Si les éloges contenus dans cette lettre n’exagéraient nullement l’importance, dans le passé, de l’homme éminent auquel on les adressait, les espérances qu’elle exprimait devaient être bien complètement déçues. La vie de Quatremère de Quincy se prolongea pendant dix ans encore ; mais ce ne fut plus qu’une vie inconsciente, ne se continuant que par la résistance d’un organisme physique exceptionnellement vigoureux ; ce ne fut plus qu’une succession de jours stériles et mornes.
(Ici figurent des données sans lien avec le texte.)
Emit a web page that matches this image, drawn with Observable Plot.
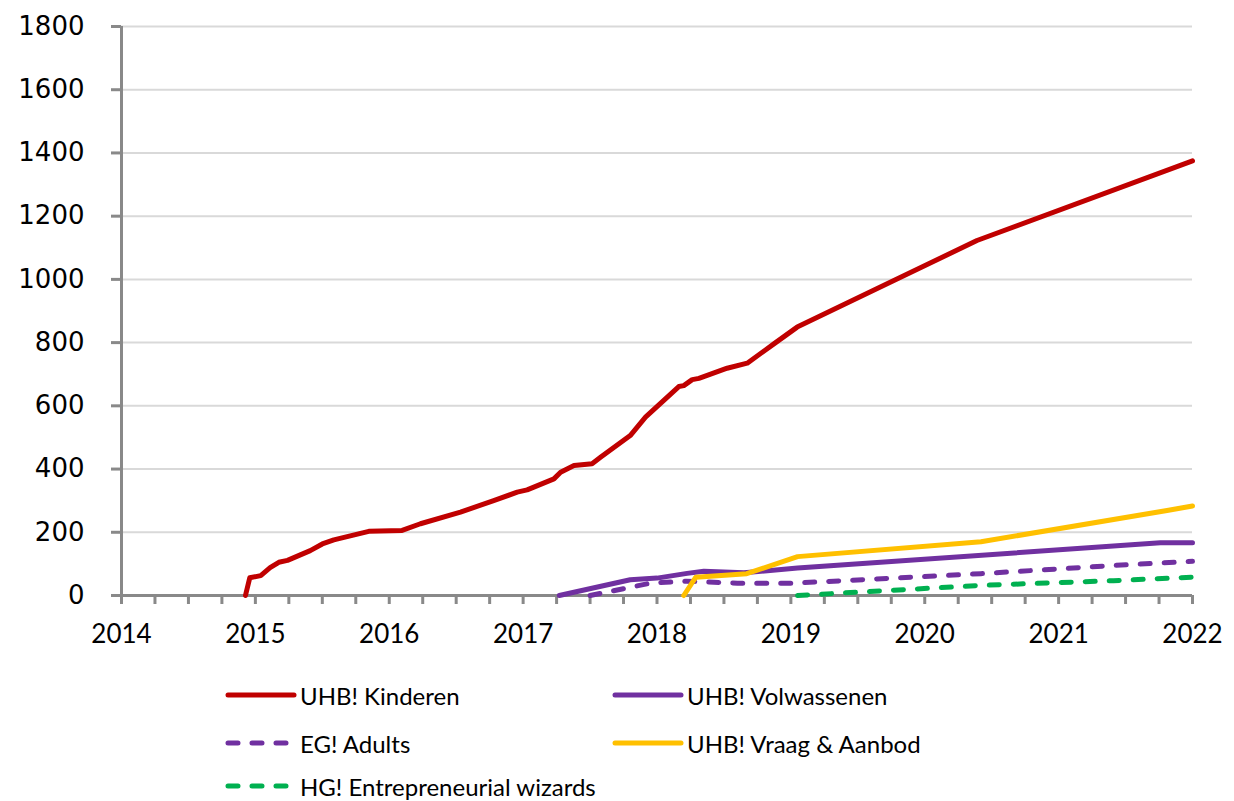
<!DOCTYPE html>
<html>
<head>
<meta charset="utf-8">
<script src="https://cdn.jsdelivr.net/npm/d3@7"></script>
<script src="https://cdn.jsdelivr.net/npm/@observablehq/plot@0.6"></script>
<style>
  html, body { margin: 0; padding: 0; background: #fff; width: 1234px; height: 801px; overflow: hidden; }
  #chart svg { display: block; }
  #legend { position: relative; width: 1234px; height: 141px; font-family: Lato, "Open Sans", sans-serif; font-size: 24px; color: #000; }
  .item { position: absolute; display: flex; align-items: center; height: 30px; white-space: nowrap; }
  .item svg { margin-right: 3px; }
</style>
</head>
<body>
<div id="chart"></div>
<div id="legend"></div>
<script>
// ---- data (decimal years, values) ----
const seriesNames = ["UHB! Kinderen", "UHB! Volwassenen", "EG! Adults", "UHB! Vraag & Aanbod", "HG! Entrepreneurial wizards"];
const seriesColors = ["#C00000", "#7030A0", "#7030A0", "#FFC000", "#00B050"];
const seriesDashed = [false, false, true, false, true];

const kinderenYears = [2014.926, 2014.958, 2015.04, 2015.11, 2015.175, 2015.24, 2015.41, 2015.50, 2015.586, 2015.847, 2016.096, 2016.233, 2016.532, 2016.78, 2016.956, 2017.03, 2017.23, 2017.28, 2017.38, 2017.515, 2017.578, 2017.80, 2017.914, 2018.163, 2018.2, 2018.263, 2018.313, 2018.524, 2018.674, 2018.873, 2019.047, 2020.39, 2022];
const kinderenValues = [0, 56, 63, 88, 105, 111, 142, 163, 176, 203, 206, 227, 264, 300, 327, 334, 369, 390, 411, 417, 437, 506, 564, 661, 664, 683, 687, 719, 735, 796, 849, 1123, 1375];

const volwassenenYears = [2017.27, 2017.8, 2018.0, 2018.225, 2018.35, 2018.65, 2019.05, 2021.76, 2022];
const volwassenenValues = [0, 50, 55, 70, 77, 72, 87, 167, 167];

const adultsYears = [2017.5, 2017.95, 2018.22, 2018.6, 2019.02, 2020.42, 2021.41, 2022];
const adultsValues = [0, 39, 45, 39, 39, 69, 95, 108];

const vraagYears = [2018.2, 2018.29, 2018.67, 2019.05, 2020.42, 2021.81, 2022];
const vraagValues = [0, 58, 69, 123, 170, 269, 283];

const wizardsYears = [2019.05, 2020.42, 2021.41, 2022];
const wizardsValues = [0, 32, 47, 58];

const yearTicks = [2014, 2015, 2016, 2017, 2018, 2019, 2020, 2021, 2022];
const quarterTicks = d3.range(0, 33).map(i => 2014 + i / 4);
const yTicks = [0, 200, 400, 600, 800, 1000, 1200, 1400, 1600, 1800];

// ---- build table ----
const allYears = [kinderenYears, volwassenenYears, adultsYears, vraagYears, wizardsYears];
const allValues = [kinderenValues, volwassenenValues, adultsValues, vraagValues, wizardsValues];
const data = [];
seriesNames.forEach((name, i) => {
  allYears[i].forEach((yr, j) => data.push({series: name, year: yr, value: allValues[i][j]}));
});

const gray = "#898989";
const marks = [
  Plot.ruleY(yTicks.filter(d => d > 0), {stroke: "#d9d9d9", strokeWidth: 2}),
  Plot.axisY({ticks: yTicks, tickSize: 10, tickPadding: 27, stroke: gray, strokeWidth: 3,
    fontFamily: "DejaVu Sans", fontSize: 26, letterSpacing: 1, tickFormat: d => String(d), label: null}),
  Plot.axisX({ticks: quarterTicks, tickSize: 9, stroke: gray, strokeWidth: 3, tickFormat: () => "", label: null}),
  Plot.axisX({ticks: yearTicks, tickSize: 0, tickPadding: 29, fontFamily: "Lato", fontSize: 26,
    tickFormat: d => String(d), label: null}),
  Plot.ruleY([0], {stroke: gray, strokeWidth: 3}),
  Plot.ruleX([2014], {stroke: gray, strokeWidth: 3})
];
seriesNames.forEach((name, i) => {
  marks.push(Plot.line(data.filter(d => d.series === name), {
    x: "year", y: "value", stroke: seriesColors[i], strokeWidth: 5,
    strokeDasharray: seriesDashed[i] ? "10,14" : null,
    strokeLinecap: "round", strokeLinejoin: "round"
  }));
});

const chart = Plot.plot({
  width: 1234,
  height: 660,
  marginLeft: 121,
  marginRight: 42,
  marginTop: 26,
  marginBottom: 65,
  x: {domain: [2014, 2022]},
  y: {domain: [0, 1800]},
  style: {background: "#fff", color: "#000"},
  marks
});
document.getElementById("chart").appendChild(chart);

// ---- legend ----
const legendPos = [
  {left: 225, top: 20}, {left: 612, top: 20},
  {left: 225, top: 68}, {left: 612, top: 68},
  {left: 225, top: 111}
];
const legend = document.getElementById("legend");
seriesNames.forEach((name, i) => {
  const div = document.createElement("div");
  div.className = "item";
  div.style.left = legendPos[i].left + "px";
  div.style.top = legendPos[i].top + "px";
  const dash = seriesDashed[i] ? 'stroke-dasharray="10,14"' : "";
  div.innerHTML = `<svg width="72" height="10"><line x1="3" y1="5" x2="69" y2="5" stroke="${seriesColors[i]}" stroke-width="5" stroke-linecap="round" ${dash}/></svg><span>${name.replace(/&/g, "&amp;")}</span>`;
  legend.appendChild(div);
});
</script>
</body>
</html>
Cette intelligence si active naguère s’immobilisa peu à peu et finit par s’engourdir au point de devenir incapable du plus léger effort. De cette mémoire surprenante, qui gardait avec une sûreté imperturbable jusqu’au moindre des faits qu’elle avait une fois enregistrés, il ne resta plus rien, — pas même le souvenir des noms que portaient les amis les plus intimes, les visiteurs les plus familiers de l’ancien secrétaire perpétuel. Quelque lueur par

  1. L’Histoire entre autres, de la vie et des ouvrages de Raphaël (1824), les Vies des plus célèbres architectes de tous les temps (1830), Canova et ses ouvrages (1834), l’Histoire de la vie et des ouvrages de Michel-Ange (1835), etc.